First-principles LCAO study of the low and room temperature phases of CdPS$_3$

TL;DR

This study uses first-principles calculations to analyze the electronic and atomic structures of CdPS3 in its low and room temperature phases, revealing how pressure influences its band gap.

Contribution

It provides a detailed first-principles analysis of CdPS3's phases, including pressure effects on the band gap, with results aligning well with experimental data.

Findings

The calculated band gaps closely match experimental values.

Pressure causes the band gap to reach a maximum at different pressures for each phase.

The maximum band gap values are approximately 4 eV and 3.6 eV for the R3 and C2/m phases, respectively.

Abstract

The electronic and atomic structure of a bulk 2D layered van-der-Waals compound CdPS3 was studied in the low (R3) and room (C2/m) temperature phases using first-principles calculations within the periodic linear combination of atomic orbitals method with hybrid meta exchange-correlation M06 functional.
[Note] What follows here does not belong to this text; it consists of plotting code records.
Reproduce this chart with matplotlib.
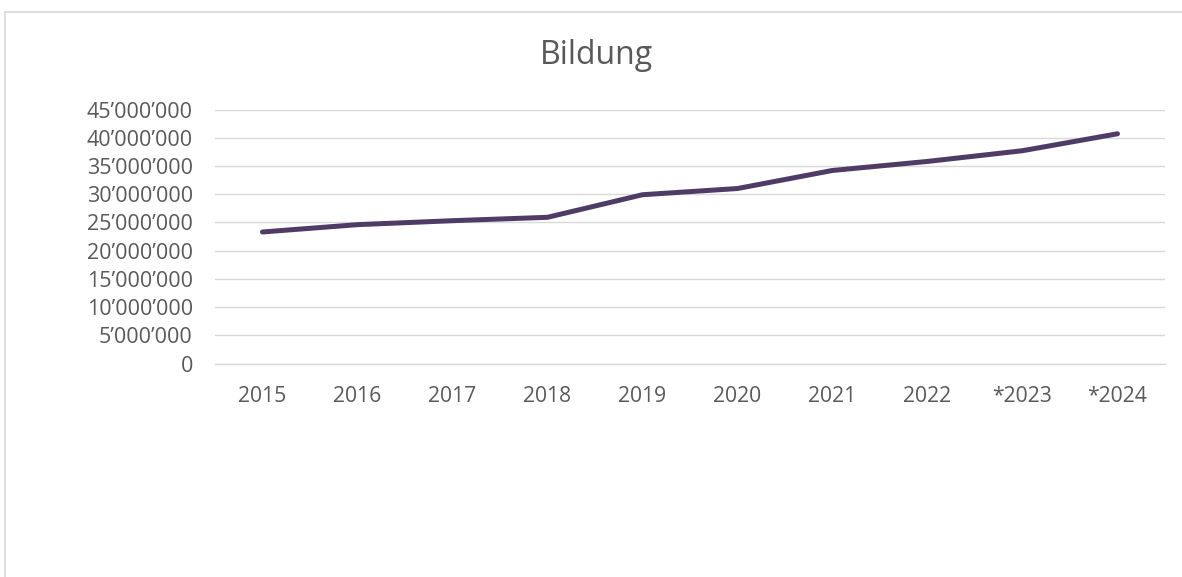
import matplotlib
matplotlib.use("Agg")
import matplotlib.pyplot as plt
from matplotlib.ticker import FuncFormatter, MultipleLocator
from matplotlib.lines import Line2D

title = "Bildung"
categories = ["2015", "2016", "2017", "2018", "2019", "2020", "2021", "2022", "*2023", "*2024"]
values = [23_300_000, 24_600_000, 25_300_000, 25_900_000, 29_900_000,
          31_000_000, 34_200_000, 35_800_000, 37_700_000, 40_700_000]

plt.rcParams['font.family'] = ['Open Sans', 'DejaVu Sans']
text_color = "#595959"
grid_color = "#D9D9D9"
line_color = "#4E3C66"

fig = plt.figure(figsize=(11.82, 5.77), dpi=100)
ax = fig.add_axes([215 / 1182, 1 - 363.5 / 577, 950 / 1182, 254 / 577])

x = list(range(len(categories)))
ax.plot(x, values, color=line_color, linewidth=3.6, solid_capstyle="round", solid_joinstyle="round", zorder=3)

ax.set_xlim(-0.5, len(categories) - 0.5)
ax.set_ylim(0, 45_000_000)
ax.yaxis.set_major_locator(MultipleLocator(5_000_000))
ax.yaxis.set_major_formatter(FuncFormatter(lambda v, p: f"{int(round(v)):,}".replace(",", "\u2019")))
ax.set_xticks(x)
ax.set_xticklabels(categories)

ax.grid(axis="y", color=grid_color, linewidth=1.0, zorder=0)
ax.set_axisbelow(True)
for s in ["left", "right", "top"]:
    ax.spines[s].set_visible(False)
ax.spines["bottom"].set_color(grid_color)
ax.spines["bottom"].set_linewidth(1.0)
ax.tick_params(axis="y", length=0, labelsize=15.5, colors=text_color, pad=16)
ax.tick_params(axis="x", length=0, labelsize=15.2, colors=text_color, pad=16)

fig.text(596 / 1182, 1 - 55 / 577, title, ha="center", va="center", fontsize=23, color=text_color)

# chart border (left and top visible)
fig.add_artist(Line2D([5 / 1182, 5 / 1182], [0, 1 - 12 / 577], transform=fig.transFigure, color=grid_color, linewidth=1.2))
fig.add_artist(Line2D([5 / 1182, 1], [1 - 12 / 577, 1 - 12 / 577], transform=fig.transFigure, color=grid_color, linewidth=1.2))

fig.savefig("out.png", dpi=100, facecolor="white")
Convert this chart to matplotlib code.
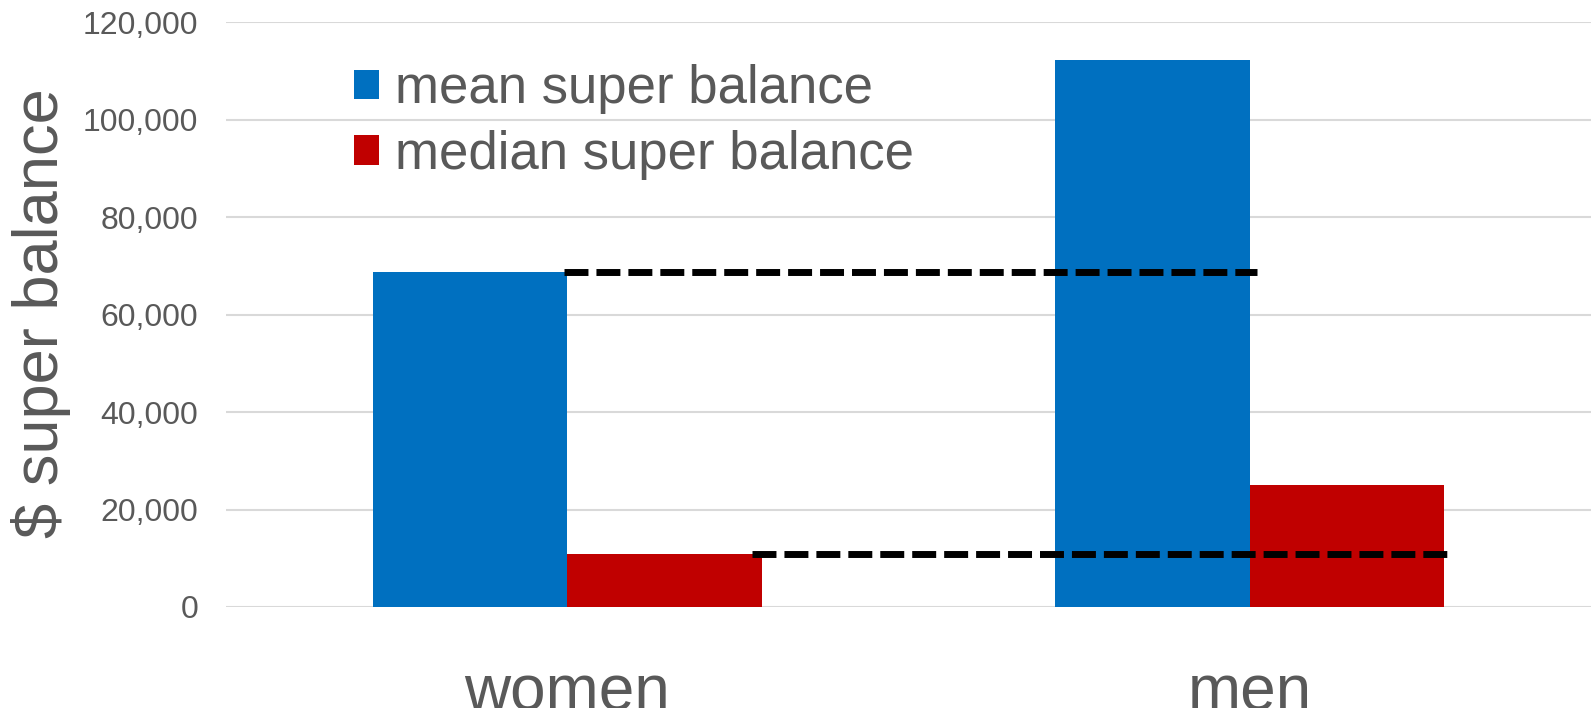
import matplotlib
matplotlib.use("Agg")
import matplotlib.pyplot as plt
import numpy as np
from matplotlib.ticker import FuncFormatter

categories = ["women", "men"]
mean_balance = [68700, 112300]
median_balance = [10800, 25000]
series_labels = ["mean super balance", "median super balance"]
colors = ["#0070C0", "#C00000"]
yticks = [0, 20000, 40000, 60000, 80000, 100000, 120000]

plt.rcParams['font.family'] = ['Liberation Sans', 'DejaVu Sans']
text_color = "#595959"

fig = plt.figure(figsize=(15.91, 7.08), dpi=100)
ax = fig.add_axes([226/1591, 1 - 607/708, 1 - 226/1591, (607 - 22.3)/708])

x = np.arange(len(categories))
w = 0.285
ax.bar(x - w/2, mean_balance, width=w, color=colors[0], label=series_labels[0], zorder=2)
ax.bar(x + w/2, median_balance, width=w, color=colors[1], label=series_labels[1], zorder=2)

# dashed reference lines at women's values, extending to men's bars
dash = (0, (3.45, 1.15))
ax.plot([x[0] - 0.005, x[1] + 0.01], [mean_balance[0]] * 2, color='black', lw=5,
        linestyle=dash, zorder=3, dash_capstyle='butt')
ax.plot([x[0] + w - 0.015, x[1] + w + 0.01], [median_balance[0]] * 2, color='black', lw=5,
        linestyle=dash, zorder=3, dash_capstyle='butt')

ax.set_xlim(-0.5, 1.5)
ax.set_ylim(0, 120000)
ax.set_yticks(yticks)
ax.yaxis.set_major_formatter(FuncFormatter(lambda v, p: f"{int(v):,}"))
ax.grid(axis='y', color='#d9d9d9', lw=1.5, zorder=0)
ax.set_axisbelow(True)
for s in ax.spines.values():
    s.set_visible(False)
ax.tick_params(axis='y', length=0, pad=20, labelsize=23, labelcolor=text_color)
ax.set_xticks(x)
ax.set_xticklabels(categories)
ax.tick_params(axis='x', length=0, pad=41, labelsize=46, labelcolor=text_color)

fig.text(41/1591, 1 - 313/708, "$ super balance", rotation=90, fontsize=45.5,
         color=text_color, ha='center', va='center')

leg = ax.legend(loc='upper left', bbox_to_anchor=(354/1591, 1 - 64/708),
                bbox_transform=fig.transFigure, frameon=False, fontsize=38,
                handlelength=0.48, handleheight=0.48, handletextpad=0.3,
                labelspacing=0.3, borderpad=0, borderaxespad=0)
for t in leg.get_texts():
    t.set_color(text_color)

fig.savefig("out.png", dpi=100)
The calculation results reproduce well the experimental crystallographic parameters. The value of the indirect band gap Eg=3.4 eV for the room-temperature monoclinic C2/m phase is close to the experimental one, while the indirect band gap Eg=3.3 eV was predicted for the low-temperature trigonal R3 phase. The effect of hydrostatic pressure on the band gap in both phases was studied in the pressure range from 0 to 40 GPa. In both cases, the pressure dependence of the band gap passes through a maximum, but at different pressures. In the R3 phase, the band gap reaches its maximum value of ~4 eV at ~30 GPa, whereas in the C2/m phase, the maximum value of ~3.6 eV is reached already at ~8 GPa.